* _Extracted entries_
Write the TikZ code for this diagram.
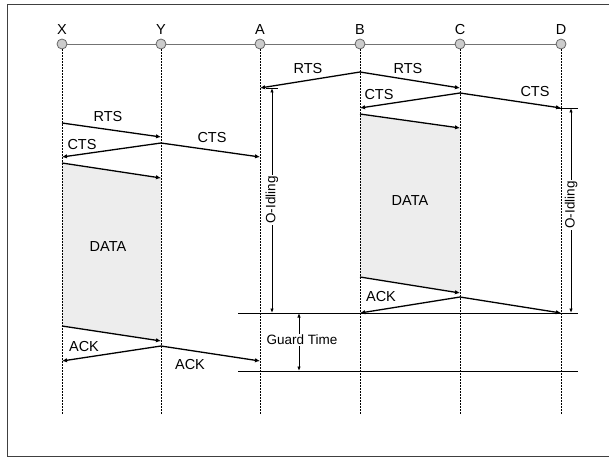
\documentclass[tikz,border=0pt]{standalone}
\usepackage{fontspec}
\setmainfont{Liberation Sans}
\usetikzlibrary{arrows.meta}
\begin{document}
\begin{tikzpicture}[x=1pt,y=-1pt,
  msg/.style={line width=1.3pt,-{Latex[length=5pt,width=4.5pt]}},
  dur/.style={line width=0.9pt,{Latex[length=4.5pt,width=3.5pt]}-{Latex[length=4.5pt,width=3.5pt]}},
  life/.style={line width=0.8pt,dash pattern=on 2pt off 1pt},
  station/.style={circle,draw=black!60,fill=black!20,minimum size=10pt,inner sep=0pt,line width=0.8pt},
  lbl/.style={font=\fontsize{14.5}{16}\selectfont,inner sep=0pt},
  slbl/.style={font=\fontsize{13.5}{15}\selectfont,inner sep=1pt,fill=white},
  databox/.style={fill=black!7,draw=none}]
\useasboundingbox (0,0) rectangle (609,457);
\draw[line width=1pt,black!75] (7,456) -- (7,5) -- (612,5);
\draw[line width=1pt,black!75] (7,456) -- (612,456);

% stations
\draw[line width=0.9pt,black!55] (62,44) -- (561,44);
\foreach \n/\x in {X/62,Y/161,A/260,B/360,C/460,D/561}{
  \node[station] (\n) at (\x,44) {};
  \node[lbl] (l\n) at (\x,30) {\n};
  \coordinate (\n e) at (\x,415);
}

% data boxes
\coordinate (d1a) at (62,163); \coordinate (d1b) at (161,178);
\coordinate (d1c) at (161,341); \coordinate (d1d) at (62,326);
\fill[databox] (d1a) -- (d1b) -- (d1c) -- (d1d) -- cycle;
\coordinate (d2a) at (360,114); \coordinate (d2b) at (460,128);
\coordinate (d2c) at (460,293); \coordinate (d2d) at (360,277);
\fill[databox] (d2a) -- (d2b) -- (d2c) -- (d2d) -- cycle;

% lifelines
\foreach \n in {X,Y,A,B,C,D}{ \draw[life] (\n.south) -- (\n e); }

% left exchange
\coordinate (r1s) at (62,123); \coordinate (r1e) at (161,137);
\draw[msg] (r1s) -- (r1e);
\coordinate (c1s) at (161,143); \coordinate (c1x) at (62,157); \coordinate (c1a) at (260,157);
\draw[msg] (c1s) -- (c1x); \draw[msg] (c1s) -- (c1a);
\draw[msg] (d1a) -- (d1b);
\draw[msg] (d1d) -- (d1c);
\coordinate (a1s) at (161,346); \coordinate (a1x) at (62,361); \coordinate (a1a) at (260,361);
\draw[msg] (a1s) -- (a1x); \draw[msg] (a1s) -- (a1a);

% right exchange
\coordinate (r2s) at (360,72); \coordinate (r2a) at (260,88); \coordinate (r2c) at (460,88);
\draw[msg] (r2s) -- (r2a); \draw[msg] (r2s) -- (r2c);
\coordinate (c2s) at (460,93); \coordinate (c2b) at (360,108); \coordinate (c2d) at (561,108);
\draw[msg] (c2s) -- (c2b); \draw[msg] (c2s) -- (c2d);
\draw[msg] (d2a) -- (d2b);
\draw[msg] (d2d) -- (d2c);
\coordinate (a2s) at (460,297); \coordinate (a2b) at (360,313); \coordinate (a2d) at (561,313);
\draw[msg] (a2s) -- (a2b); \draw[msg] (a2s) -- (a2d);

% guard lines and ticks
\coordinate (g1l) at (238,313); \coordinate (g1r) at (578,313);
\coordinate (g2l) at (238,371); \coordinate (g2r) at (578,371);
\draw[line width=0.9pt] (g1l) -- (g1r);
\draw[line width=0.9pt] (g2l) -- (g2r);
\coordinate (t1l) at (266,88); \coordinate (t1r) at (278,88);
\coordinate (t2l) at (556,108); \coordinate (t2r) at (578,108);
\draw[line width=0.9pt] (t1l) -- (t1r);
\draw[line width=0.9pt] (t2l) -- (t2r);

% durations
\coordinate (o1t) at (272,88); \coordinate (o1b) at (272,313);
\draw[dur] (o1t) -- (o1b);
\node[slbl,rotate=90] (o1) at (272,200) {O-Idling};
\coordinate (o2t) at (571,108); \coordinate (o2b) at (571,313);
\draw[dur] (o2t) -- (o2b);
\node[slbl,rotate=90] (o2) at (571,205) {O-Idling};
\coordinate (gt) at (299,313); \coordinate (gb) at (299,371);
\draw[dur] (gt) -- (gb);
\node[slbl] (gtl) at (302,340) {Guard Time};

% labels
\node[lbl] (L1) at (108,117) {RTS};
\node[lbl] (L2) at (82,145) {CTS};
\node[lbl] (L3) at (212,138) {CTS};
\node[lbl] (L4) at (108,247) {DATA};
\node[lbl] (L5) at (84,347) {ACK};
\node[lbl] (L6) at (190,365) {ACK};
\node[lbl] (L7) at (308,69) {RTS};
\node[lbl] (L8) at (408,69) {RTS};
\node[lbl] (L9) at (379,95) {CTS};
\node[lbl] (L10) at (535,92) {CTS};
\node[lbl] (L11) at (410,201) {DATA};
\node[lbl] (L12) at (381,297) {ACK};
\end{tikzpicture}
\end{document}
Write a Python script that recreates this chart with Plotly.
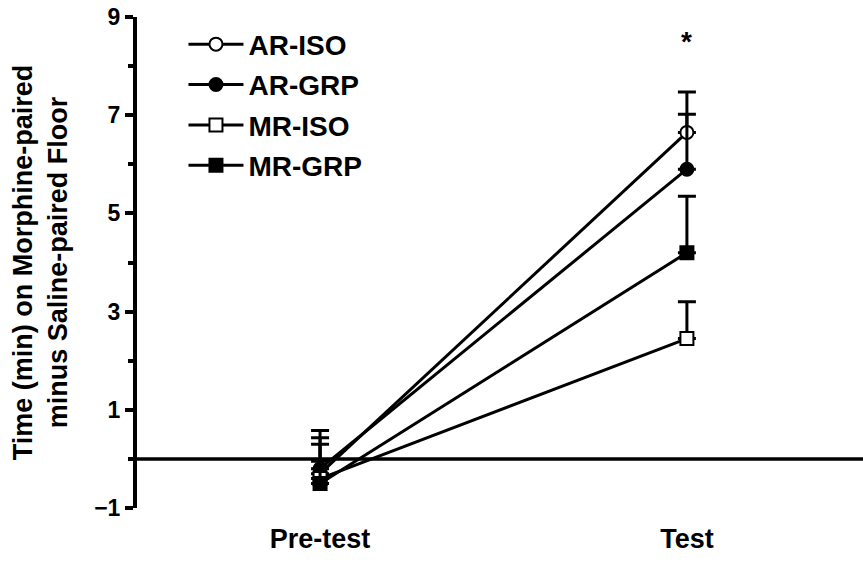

* _Work to complete_
Quote every entry exactly, with the pictures omitted.

* _Answer to this problem_
Write the TikZ code for this diagram.
\documentclass[tikz,border=0pt]{standalone}
\usepackage{fontspec}
\setmainfont{Liberation Sans}
\usetikzlibrary{arrows.meta}
\begin{document}
\begin{tikzpicture}[x=1pt,y=-1pt,
  msg/.style={line width=1.3pt,-{Latex[length=5pt,width=4.5pt]}},
  dur/.style={line width=0.9pt,{Latex[length=4.5pt,width=3.5pt]}-{Latex[length=4.5pt,width=3.5pt]}},
  life/.style={line width=0.8pt,dash pattern=on 2pt off 1pt},
  station/.style={circle,draw=black!60,fill=black!20,minimum size=10pt,inner sep=0pt,line width=0.8pt},
  lbl/.style={font=\fontsize{14.5}{16}\selectfont,inner sep=0pt},
  slbl/.style={font=\fontsize{13.5}{15}\selectfont,inner sep=1pt,fill=white},
  databox/.style={fill=black!7,draw=none}]
\useasboundingbox (0,0) rectangle (609,457);
\draw[line width=1pt,black!75] (7,456) -- (7,5) -- (612,5);
\draw[line width=1pt,black!75] (7,456) -- (612,456);

% stations
\draw[line width=0.9pt,black!55] (62,44) -- (561,44);
\foreach \n/\x in {X/62,Y/161,A/260,B/360,C/460,D/561}{
  \node[station] (\n) at (\x,44) {};
  \node[lbl] (l\n) at (\x,30) {\n};
  \coordinate (\n e) at (\x,415);
}

% data boxes
\coordinate (d1a) at (62,163); \coordinate (d1b) at (161,178);
\coordinate (d1c) at (161,341); \coordinate (d1d) at (62,326);
\fill[databox] (d1a) -- (d1b) -- (d1c) -- (d1d) -- cycle;
\coordinate (d2a) at (360,114); \coordinate (d2b) at (460,128);
\coordinate (d2c) at (460,293); \coordinate (d2d) at (360,277);
\fill[databox] (d2a) -- (d2b) -- (d2c) -- (d2d) -- cycle;

% lifelines
\foreach \n in {X,Y,A,B,C,D}{ \draw[life] (\n.south) -- (\n e); }

% left exchange
\coordinate (r1s) at (62,123); \coordinate (r1e) at (161,137);
\draw[msg] (r1s) -- (r1e);
\coordinate (c1s) at (161,143); \coordinate (c1x) at (62,157); \coordinate (c1a) at (260,157);
\draw[msg] (c1s) -- (c1x); \draw[msg] (c1s) -- (c1a);
\draw[msg] (d1a) -- (d1b);
\draw[msg] (d1d) -- (d1c);
\coordinate (a1s) at (161,346); \coordinate (a1x) at (62,361); \coordinate (a1a) at (260,361);
\draw[msg] (a1s) -- (a1x); \draw[msg] (a1s) -- (a1a);

% right exchange
\coordinate (r2s) at (360,72); \coordinate (r2a) at (260,88); \coordinate (r2c) at (460,88);
\draw[msg] (r2s) -- (r2a); \draw[msg] (r2s) -- (r2c);
\coordinate (c2s) at (460,93); \coordinate (c2b) at (360,108); \coordinate (c2d) at (561,108);
\draw[msg] (c2s) -- (c2b); \draw[msg] (c2s) -- (c2d);
\draw[msg] (d2a) -- (d2b);
\draw[msg] (d2d) -- (d2c);
\coordinate (a2s) at (460,297); \coordinate (a2b) at (360,313); \coordinate (a2d) at (561,313);
\draw[msg] (a2s) -- (a2b); \draw[msg] (a2s) -- (a2d);

% guard lines and ticks
\coordinate (g1l) at (238,313); \coordinate (g1r) at (578,313);
\coordinate (g2l) at (238,371); \coordinate (g2r) at (578,371);
\draw[line width=0.9pt] (g1l) -- (g1r);
\draw[line width=0.9pt] (g2l) -- (g2r);
\coordinate (t1l) at (266,88); \coordinate (t1r) at (278,88);
\coordinate (t2l) at (556,108); \coordinate (t2r) at (578,108);
\draw[line width=0.9pt] (t1l) -- (t1r);
\draw[line width=0.9pt] (t2l) -- (t2r);

% durations
\coordinate (o1t) at (272,88); \coordinate (o1b) at (272,313);
\draw[dur] (o1t) -- (o1b);
\node[slbl,rotate=90] (o1) at (272,200) {O-Idling};
\coordinate (o2t) at (571,108); \coordinate (o2b) at (571,313);
\draw[dur] (o2t) -- (o2b);
\node[slbl,rotate=90] (o2) at (571,205) {O-Idling};
\coordinate (gt) at (299,313); \coordinate (gb) at (299,371);
\draw[dur] (gt) -- (gb);
\node[slbl] (gtl) at (302,340) {Guard Time};

% labels
\node[lbl] (L1) at (108,117) {RTS};
\node[lbl] (L2) at (82,145) {CTS};
\node[lbl] (L3) at (212,138) {CTS};
\node[lbl] (L4) at (108,247) {DATA};
\node[lbl] (L5) at (84,347) {ACK};
\node[lbl] (L6) at (190,365) {ACK};
\node[lbl] (L7) at (308,69) {RTS};
\node[lbl] (L8) at (408,69) {RTS};
\node[lbl] (L9) at (379,95) {CTS};
\node[lbl] (L10) at (535,92) {CTS};
\node[lbl] (L11) at (410,201) {DATA};
\node[lbl] (L12) at (381,297) {ACK};
\end{tikzpicture}
\end{document}
Write a Python script that recreates this chart with Plotly.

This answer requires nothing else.